There's a recipe for a Churrasco with Chimichurri by Michael Cordúa in the July issue of Food and Wine, and I can't figure out how to "spiral cut" a 2lb tenderloin center. The instructions say:
". . .make a 1/4 inch lengthwise cut in the top of the tenderloin. Turning the tenderloin and rolling it out as you go, spiral cut the meat until you have a long, rectangular piece about 1/4 inch thick."
I imagine that the knife would follow a diagonal, candy-cane sort of line along the length of the tenderloin, but should the knife be held perpendicular to the board as I cut, or should it be angled somehow?

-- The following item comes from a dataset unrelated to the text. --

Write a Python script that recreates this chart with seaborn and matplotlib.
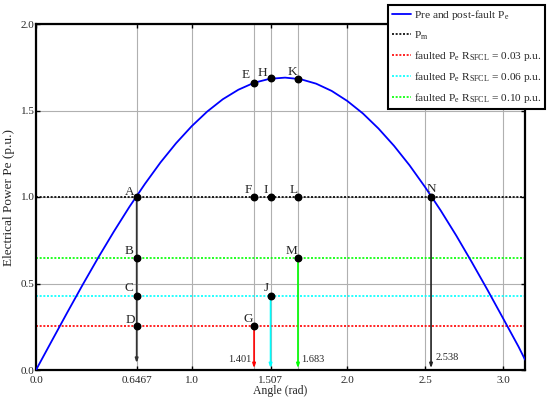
import matplotlib
matplotlib.use("Agg")
import matplotlib.pyplot as plt
import seaborn as sns
import pandas as pd

# ---------------- data ----------------
angle_curve = [0.0, 0.1, 0.2, 0.3, 0.4, 0.5, 0.6, 0.7, 0.8, 0.9, 1.0, 1.1, 1.2, 1.3,
               1.4, 1.5, 1.6, 1.7, 1.8, 1.9, 2.0, 2.1, 2.2, 2.3, 2.4, 2.5, 2.6, 2.7,
               2.8, 2.9, 3.0, 3.1, 3.1416]
pe_curve = [0.0, 0.166, 0.331, 0.493, 0.650, 0.800, 0.943, 1.076, 1.200, 1.311, 1.409,
            1.494, 1.565, 1.620, 1.660, 1.683, 1.690, 1.681, 1.655, 1.613, 1.555, 1.483,
            1.396, 1.296, 1.183, 1.057, 0.922, 0.777, 0.623, 0.464, 0.300, 0.135, 0.060]

pm_level = 1.0
fault_levels = [0.256, 0.430, 0.648]
fault_colors = ["red", "cyan", "lime"]
fault_labels = ["faulted P$\\mathrm{_e}$ R$\\mathrm{_{SFCL}}$ = 0.03 p.u.",
                "faulted P$\\mathrm{_e}$ R$\\mathrm{_{SFCL}}$ = 0.06 p.u.",
                "faulted P$\\mathrm{_e}$ R$\\mathrm{_{SFCL}}$ = 0.10 p.u."]

point_names = ["A", "B", "C", "D", "E", "F", "G", "H", "I", "J", "K", "L", "M", "N"]
point_x = [0.6467, 0.6467, 0.6467, 0.6467, 1.401, 1.401, 1.401, 1.507, 1.507, 1.507,
           1.683, 1.683, 1.683, 2.538]
point_y = [1.0, 0.648, 0.430, 0.256, 1.660, 1.0, 0.256, 1.685, 1.0, 0.430,
           1.683, 1.0, 0.648, 1.0]

# vertical drop arrows: x, start y, end y, colour
drop_x = [0.6467, 1.401, 1.507, 1.683, 2.538]
drop_top = [1.0, 0.256, 0.430, 0.648, 1.0]
drop_end = [0.04, 0.01, 0.01, 0.01, 0.01]
drop_colors = ["#333333", "red", "cyan", "lime", "#222222"]

drop_texts = ["1.401", "1.683", "2.538"]
drop_text_x = [1.385, 1.705, 2.565]
drop_text_y = [0.058, 0.058, 0.075]
drop_text_ha = ["right", "left", "left"]

x_ticks = [0.0, 0.6467, 1.0, 1.507, 2.0, 2.5, 3.0]
x_tick_labels = ["0.0", "0.6467", "1.0", "1.507", "2.0", "2.5", "3.0"]
x_minor = [1.401, 1.683]
y_ticks = [0.0, 0.5, 1.0, 1.5, 2.0]

# ---------------- style ----------------
sns.set_theme(style="ticks")
plt.rcParams["font.family"] = ["Liberation Serif", "DejaVu Serif"]
plt.rcParams["mathtext.fontset"] = "custom"
plt.rcParams["mathtext.rm"] = "Liberation Serif"
plt.rcParams["mathtext.it"] = "Liberation Serif:italic"

fig = plt.figure(figsize=(5.5, 3.97), dpi=100)
ax = fig.add_axes([36 / 550, 1 - 370 / 397, (525 - 36) / 550, (370 - 24) / 397])

df = pd.DataFrame({"angle": angle_curve, "pe": pe_curve})
sns.lineplot(data=df, x="angle", y="pe", ax=ax, color="blue", lw=1.3,
             zorder=3, legend=False)
h_curve = ax.lines[-1]

h_pm = ax.axhline(pm_level, color="black", ls=(0, (1.2, 1.0)), lw=1.2, zorder=2)
h_faults = []
for lvl, c in zip(fault_levels, fault_colors):
    h = ax.axhline(lvl, color=c, ls=(0, (1.2, 1.0)), lw=1.2, zorder=2)
    h_faults.append(h)

for x, y0, y1, c in zip(drop_x, drop_top, drop_end, drop_colors):
    ax.annotate("", xy=(x, y1), xytext=(x, y0),
                arrowprops=dict(arrowstyle="-|>,head_length=0.35,head_width=0.12",
                                color=c, lw=1.2, shrinkA=0, shrinkB=0,
                                mutation_scale=7),
                zorder=2)

ax.scatter(point_x, point_y, s=22, color="black", zorder=5)
# label offsets in pixels (dx, baseline dy)
offsets_px = {"A": (-6.7, 1.6), "B": (-7.7, 3.4), "C": (-7.3, 5.0), "D": (-6.7, 2.6),
              "E": (-8.3, 5.3), "F": (-5.7, 4.3), "G": (-5.7, 3.3), "H": (-8.3, 2.7),
              "I": (-4.7, 4.3), "J": (-4.7, 5.0), "K": (-5.3, 4.3), "L": (-4.3, 4.3),
              "M": (-6.0, 4.0), "N": (0.3, 5.0)}
for n, x, y in zip(point_names, point_x, point_y):
    dx, dy = offsets_px[n]
    ax.annotate(n, (x, y), xytext=(dx * 0.72, dy * 0.72), textcoords="offset points",
                ha="center", va="baseline", fontsize=9.5, zorder=6)

for t, x, y, ha in zip(drop_texts, drop_text_x, drop_text_y, drop_text_ha):
    ax.text(x, y, t, ha=ha, va="center", fontsize=7.5)

ax.set_xlim(0, 3.1416)
ax.set_ylim(0, 2.0)
ax.set_xticks(x_ticks)
ax.set_xticklabels(x_tick_labels)
ax.set_xticks(x_minor, minor=True)
ax.set_yticks(y_ticks)
ax.set_yticklabels([f"{v:.1f}" for v in y_ticks])
ax.grid(True, which="both", color="#b0b0b0", lw=0.8, zorder=0)
ax.set_axisbelow(True)
ax.tick_params(which="major", direction="in", length=3, width=1, top=True, right=True,
               labelsize=8, color="black")
ax.tick_params(axis="x", which="major", pad=4)
ax.tick_params(axis="y", which="major", pad=1.0)
ax.tick_params(which="minor", length=0)
for s in ax.spines.values():
    s.set_linewidth(1.6)
    s.set_color("black")

ax.set_xlabel("Angle (rad)", fontsize=8.5, labelpad=0)
ax.set_ylabel("Electrical Power Pe (p.u.)", fontsize=9.5, labelpad=4)

leg = fig.legend(handles=[h_curve, h_pm] + h_faults,
                 labels=["Pre and post-fault P$\\mathrm{_e}$", "P$\\mathrm{_m}$"] + fault_labels,
                 loc="upper right", bbox_to_anchor=(545 / 550, 1 - 5 / 397),
                 bbox_transform=fig.transFigure, fontsize=8.2, frameon=True,
                 fancybox=False, framealpha=1, edgecolor="black",
                 handlelength=1.65, handletextpad=0.3, labelspacing=0.62,
                 borderpad=0.3, borderaxespad=0)
leg.get_frame().set_linewidth(1.5)
leg.set_zorder(10)

fig.savefig("out.png", dpi=100)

"Spiral cut" is a misnomer. What you do is cut it so it basically unrolls like a roll of toilet paper. Knife is parallel to the grain. Make sense?
What you would do is lay the tenderloin on your cutting board. Now make a cut along the length of the tenderloin 1/4 inch deep. Then start cutting just underneath the cut so that you are cutting the meat into one long, thin piece. Picture a pencil sharpener -- you want to cut the top layer all the way around, then go around again into the second layer, then the third, etc.
The notion of "spiral" comes from what you'd see if you roll it back up again -- it would look sort of like an empty jellyroll.
I knew you guys would be able to explain it to me! Thank you, rjbh20, boogiebaby, travelerjim, and gmm!
After reading your explanations and watching that spot on video clip, I realize that I must have a gift for complicating matters. I shudder to imagine what I would have inflicted on that tenderloin had you folks not stepped in.
I'm off to buy a tenderloin and will be sending grateful vibrations your way while I do a "spiral cut".